No dia seguinte, acordei decidida. Preparei o pequeno-almoço e esperei que Dona Lurdes descesse do quarto de hóspedes. Quando ela entrou na cozinha, sentei-me à mesa e olhei-a nos olhos.

— Dona Lurdes, precisamos de conversar.

Ela ergueu uma sobrancelha, surpresa com a minha firmeza.

— Sobre o quê?

— Sobre as coisas que tem dito… sobre mim ser mãe, sobre não estar à altura. Eu sei que não sou perfeita e que vou cometer erros, mas gostava de sentir apoio nesta fase tão importante da minha vida. — A minha voz tremia um pouco, mas continuei: — As suas palavras magoam-me. E eu preciso que saiba disso.

O silêncio caiu novamente. Por um momento pensei que ela ia levantar-se e sair da sala. Mas ficou ali parada, olhando-me como se me visse pela primeira vez.

— Achas que estou a ser dura demais contigo? — perguntou finalmente.

— Acho — respondi sem hesitar. — E acho que isso está a afastar-nos. Eu quero que o meu filho tenha uma avó presente, mas não quero viver com medo das suas críticas.

Ela suspirou e sentou-se à minha frente. Pela primeira vez desde que entrei naquela família, vi vulnerabilidade nos olhos dela.

— Sabes… quando tive o João, também ouvi coisas horríveis da minha sogra. Nunca consegui responder-lhe como tu estás a fazer agora. Talvez por isso seja assim contigo…

Ficámos ali sentadas em silêncio durante uns minutos. Senti uma mistura estranha de alívio e tristeza. Alívio por finalmente ter dito o que sentia; tristeza por perceber que talvez Dona Lurdes fosse apenas o produto das suas próprias dores.

O João entrou na cozinha nesse momento, olhando-nos desconfiado.

— Está tudo bem?

Olhei para ele e depois para Dona Lurdes.

— Está — disse ela antes de mim. — A tua mulher é mais forte do que parece.
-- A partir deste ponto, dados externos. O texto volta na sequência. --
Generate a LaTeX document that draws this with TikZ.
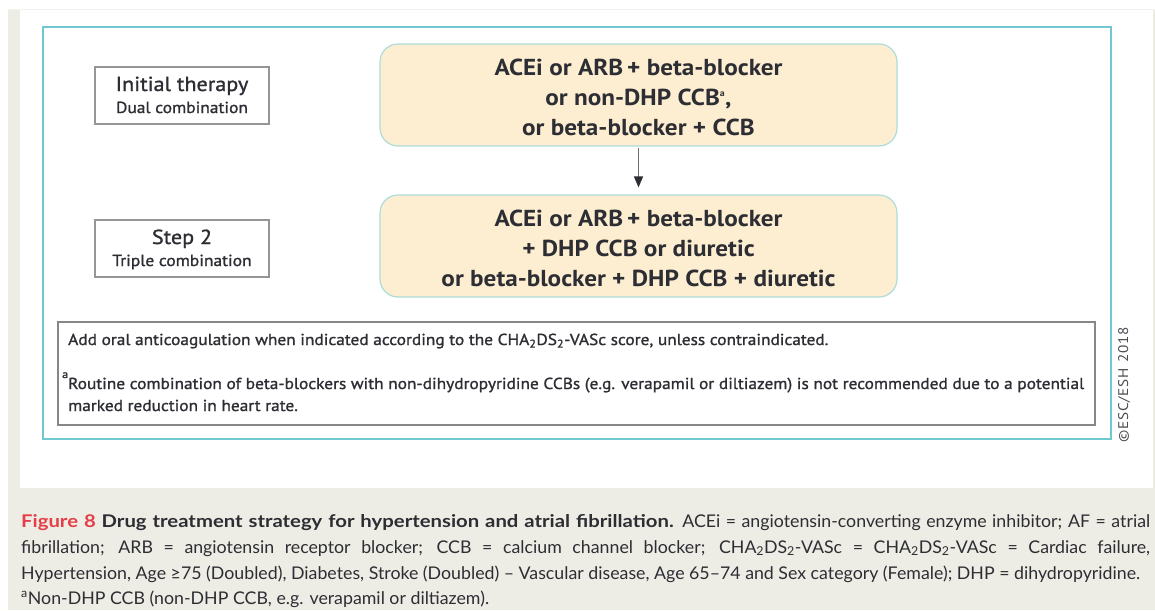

Nos dias seguintes, as coisas mudaram devagarinho. Dona Lurdes continuava crítica, mas agora havia momentos em que se calava antes de dizer algo desagradável. O João começou a perceber o peso das palavras da mãe e tentou estar mais presente ao meu lado.

Mas nem tudo ficou resolvido num passe de mágica. Houve discussões acesas depois disso; houve lágrimas e portas batidas. A família dividiu-se: alguns achavam que eu tinha feito bem em enfrentar Dona Lurdes; outros diziam que devia ter engolido em seco pelo bem da paz familiar.

A gravidez avançou e com ela vieram novas inseguranças: será que ia conseguir ser mãe? Será que ia repetir os erros da Dona Lurdes? Será que o João ia conseguir ser o marido e pai de quem eu precisava?

No dia em que o nosso filho nasceu — o Miguel — Dona Lurdes apareceu no hospital com um ramo de flores e um sorriso tímido.

— Parabéns, Ana — disse ela, tocando-me no ombro com uma delicadeza inesperada.

Chorei nesse momento. Chorei porque percebi que tinha valido a pena lutar pelo meu espaço naquela família; chorei porque sabia que ainda havia um longo caminho pela frente; chorei porque ser mãe é também aprender a perdoar e a recomeçar todos os dias.

Hoje olho para trás e pergunto-me: teria feito diferente? Teria sido mais fácil calar-me? Talvez. Mas será que teria sido mais feliz? Será que teria conseguido ensinar ao meu filho o valor da coragem e do respeito próprio?

E vocês? Já sentiram necessidade de enfrentar alguém da família pelo vosso bem-estar? Até onde devemos ir para proteger a nossa paz?